▸ Collected material
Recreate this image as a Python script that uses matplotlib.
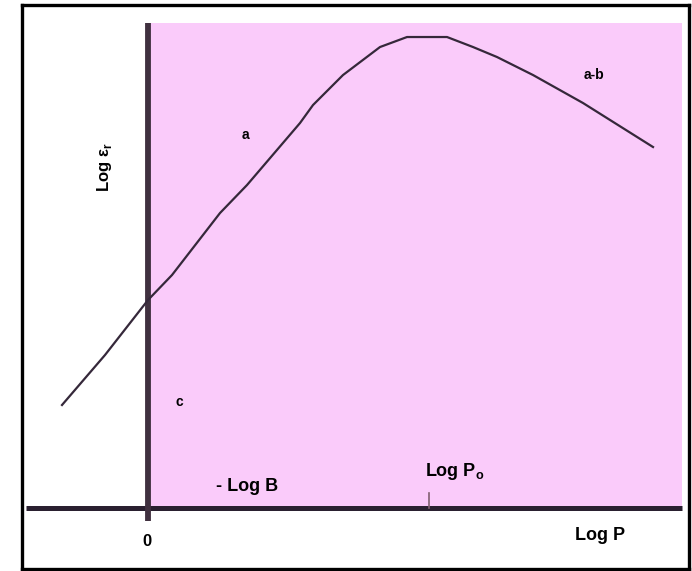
import matplotlib as mpl
import matplotlib.pyplot as plt
from matplotlib.patches import Rectangle

mpl.rcParams['font.family'] = ['Liberation Sans', 'DejaVu Sans']
mpl.rcParams['font.weight'] = 'bold'

# curve: log(er) against log(P), arbitrary units
log_p = [-8.6, -4.3, 0.0, 2.4, 7.2, 9.9, 15.2, 16.5, 19.5, 23.2, 25.9, 29.9, 32.5, 34.9, 38.5, 43.5, 50.5]
log_er = [10.3, 15.3, 20.8, 23.3, 29.5, 32.3, 38.5, 40.3, 43.3, 46.1, 47.1, 47.1, 46.1, 45.1, 43.3, 40.5, 36.1]

log_p0 = 28.1
region_right = 53.4
region_top = 48.5

fig = plt.figure(figsize=(6.92, 5.71), dpi=100)
ax = fig.add_axes([0.0318, 0.0035, 0.9639, 0.9877])
ax.set_xlim(-12.6, 54.1)
ax.set_ylim(-6.1, 50.3)

# pink region right of the y axis
ax.add_patch(Rectangle((0, 0), region_right, region_top, facecolor='#facbfa', edgecolor='none', zorder=0))

# axes lines
ax.plot([-12.2, region_right], [0, 0], color='#2a2030', linewidth=3.6, solid_capstyle='butt', zorder=2)
ax.plot([0, 0], [-1.3, region_top], color='#40303f', linewidth=4.2, solid_capstyle='butt', zorder=2)
ax.plot([log_p0, log_p0], [0, 1.5], color='#806070', linewidth=1.2, zorder=2)

# the curve
ax.plot(log_p, log_er, color='#35283a', linewidth=1.6, solid_joinstyle='round', zorder=3)

# labels
ax.text(-4.4, 34.1, r'Log ε$_\mathregular{r}$', rotation=90, ha='center', va='center', fontsize=12)
ax.text(9.7, 37.3, 'a', ha='center', va='center', fontsize=10)
ax.text(44.6, 43.3, 'a-b', ha='center', va='center', fontsize=10)
ax.text(3.1, 10.6, 'c', ha='center', va='center', fontsize=10)
ax.text(9.9, 2.2, '- Log B', ha='center', va='center', fontsize=13)
ax.text(30.7, 3.7, r'Log P$_\mathregular{o}$', ha='center', va='center', fontsize=13)
ax.text(-0.1, -3.3, '0', ha='center', va='center', fontsize=12)
ax.text(45.2, -2.7, 'Log P', ha='center', va='center', fontsize=13)

ax.set_xticks([])
ax.set_yticks([])
for s in ax.spines.values():
    s.set_linewidth(2.4)
    s.set_color('black')

fig.savefig('out.png', dpi=100)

▸ Task directions
Repeat only the lines from the beginning of the material through the line containing "facecolor='#facbfa', edgecolor='none', zorder=0))", both ends kept, leaving pictures out.

▸ The completed task
Recreate this image as a Python script that uses matplotlib.
import matplotlib as mpl
import matplotlib.pyplot as plt
from matplotlib.patches import Rectangle

mpl.rcParams['font.family'] = ['Liberation Sans', 'DejaVu Sans']
mpl.rcParams['font.weight'] = 'bold'

# curve: log(er) against log(P), arbitrary units
log_p = [-8.6, -4.3, 0.0, 2.4, 7.2, 9.9, 15.2, 16.5, 19.5, 23.2, 25.9, 29.9, 32.5, 34.9, 38.5, 43.5, 50.5]
log_er = [10.3, 15.3, 20.8, 23.3, 29.5, 32.3, 38.5, 40.3, 43.3, 46.1, 47.1, 47.1, 46.1, 45.1, 43.3, 40.5, 36.1]

log_p0 = 28.1
region_right = 53.4
region_top = 48.5

fig = plt.figure(figsize=(6.92, 5.71), dpi=100)
ax = fig.add_axes([0.0318, 0.0035, 0.9639, 0.9877])
ax.set_xlim(-12.6, 54.1)
ax.set_ylim(-6.1, 50.3)

# pink region right of the y axis
ax.add_patch(Rectangle((0, 0), region_right, region_top, facecolor='#facbfa', edgecolor='none', zorder=0))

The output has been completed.